[RFC PATCH 0/4 v1] LPC materials: livedump

From: Lukas Hruska
Date: Fri Nov 10 2023 - 12:53:44 EST


Quick note
----------

This patchset is primarily here as materials for presentation at the
Linux Plumber Conference. I will appreciate any feedback you can
provide, whether in person at the conference or here. This patch is a
continuation in the development of a long-unupdated patch by YOSHIDA
Masanori. The last version was v3, see [1]


Summary
-------

Linux Kernel currently has a mechanism to create a dump of a whole memory for
further debugging of an observed issue with the help of crashkernel.
Unfortunately, we are unable to do this without restarting the host which causes
a problem in case of having a high availability service running on the system
experiencing some complex issue that cannot be debugged without the complete
memory dump and hypervisor-assisted dumps are not an option on bare metal
setups. For this purpose, there is a live dump mechanism being developed which
was initially introduced by Yoshida Maasanori [1] in 2012. This PoC was already
able to create a consistent image of memory with the support of dumping the data
into a reserved raw block device.


Mechanism overview
------------------

Live Dump is based on Copy-on-write technique. Basically processing is
performed in the following order.
(1) Suspends processing of all CPUs.
(2) Makes pages (which you want to dump) read-only.
(3) Dumps hard-to-handle pages (that cannot fault)
(4) Resumes all CPUs
(5) On page fault, dumps a faulting page.
(6) Finally, dumps the rest of pages that are not updated.

Page fault handler sends a dump request to the queue handled by
"livedump" kthread which is in charge of dumping to disk. If ever the
queue becomes full, livedump simply fails, since livedump's page fault
can never sleep to wait for space.


TODO
----
- Large page support
Currently livedump can dump only 4K pages, and so it splits all
pages in kernel space in advance.
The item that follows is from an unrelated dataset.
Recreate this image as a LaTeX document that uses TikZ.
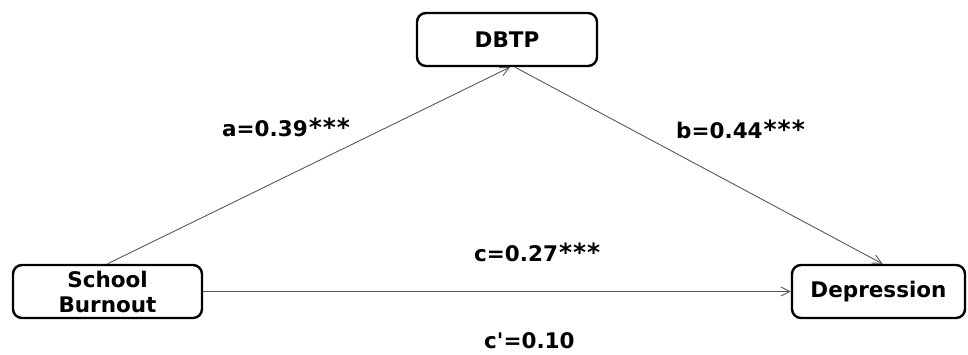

This may cause big TLB overhead.
- Other target storage support
Currently livedump can dump only to block device. Practically,
dumping to normal file is necessary.
- Other space/area support
Currently livedump write-protect only kernel's straight mapping
area. Pages in vmap area cannot be dumped consistently.
- Other CPU architecture support
Currently livedump supports only x86-64.
- Testing
Testbench and measurements to provide guarantees about
(non)intrusiveness of livedump mechanism under certain conditions.


Summary of changes since 2012 version
-------------------------------------
- rebase for v6.2
- fs/vmcore code modification to be reused by livedump
- memdump output change to ELF format
- crash tool modification not needed anymore
- all loops through pfn's replaced with pagewalk
- 5-level paging support
- multiple bitmaps handling page-faults for correct restoration of PTE's state
- rewrite API from ioctls to sysfs


[1] https://lore.kernel.org/r/20121011055356.6719.46214.stgit@xxxxxxxxxxxxxxxxxxxxxxx/

YOSHIDA Masanori (1):
livedump: Add memory dumping functionality

Lukas Hruska (3):
crash/vmcore: VMCOREINFO creation from non-kdump kernel
livedump: Add write protection management
livedump: Add tools to make livedump creation easier

arch/x86/Kconfig | 29 ++
arch/x86/include/asm/wrprotect.h | 39 ++
arch/x86/mm/Makefile | 2 +
arch/x86/mm/fault.c | 8 +
arch/x86/mm/wrprotect.c | 744 +++++++++++++++++++++++++++++
fs/proc/vmcore.c | 57 +--
include/linux/crash_dump.h | 2 +
kernel/Makefile | 1 +
kernel/crash_core.c | 10 +-
kernel/crash_dump.c | 38 ++
kernel/livedump/Makefile | 2 +
kernel/livedump/core.c | 262 ++++++++++
kernel/livedump/memdump.c | 525 ++++++++++++++++++++
kernel/livedump/memdump.h | 32 ++
kernel/livedump/memdump_trace.h | 30 ++
tools/livedump/livedump.sh | 44 ++
tools/livedump/livedump_extract.sh | 19 +
17 files changed, 1803 insertions(+), 41 deletions(-)
create mode 100644 arch/x86/include/asm/wrprotect.h
create mode 100644 arch/x86/mm/wrprotect.c
create mode 100644 kernel/livedump/Makefile
create mode 100644 kernel/livedump/core.c
create mode 100644 kernel/livedump/memdump.c
create mode 100644 kernel/livedump/memdump.h
create mode 100644 kernel/livedump/memdump_trace.h
create mode 100755 tools/livedump/livedump.sh
create mode 100755 tools/livedump/livedump_extract.sh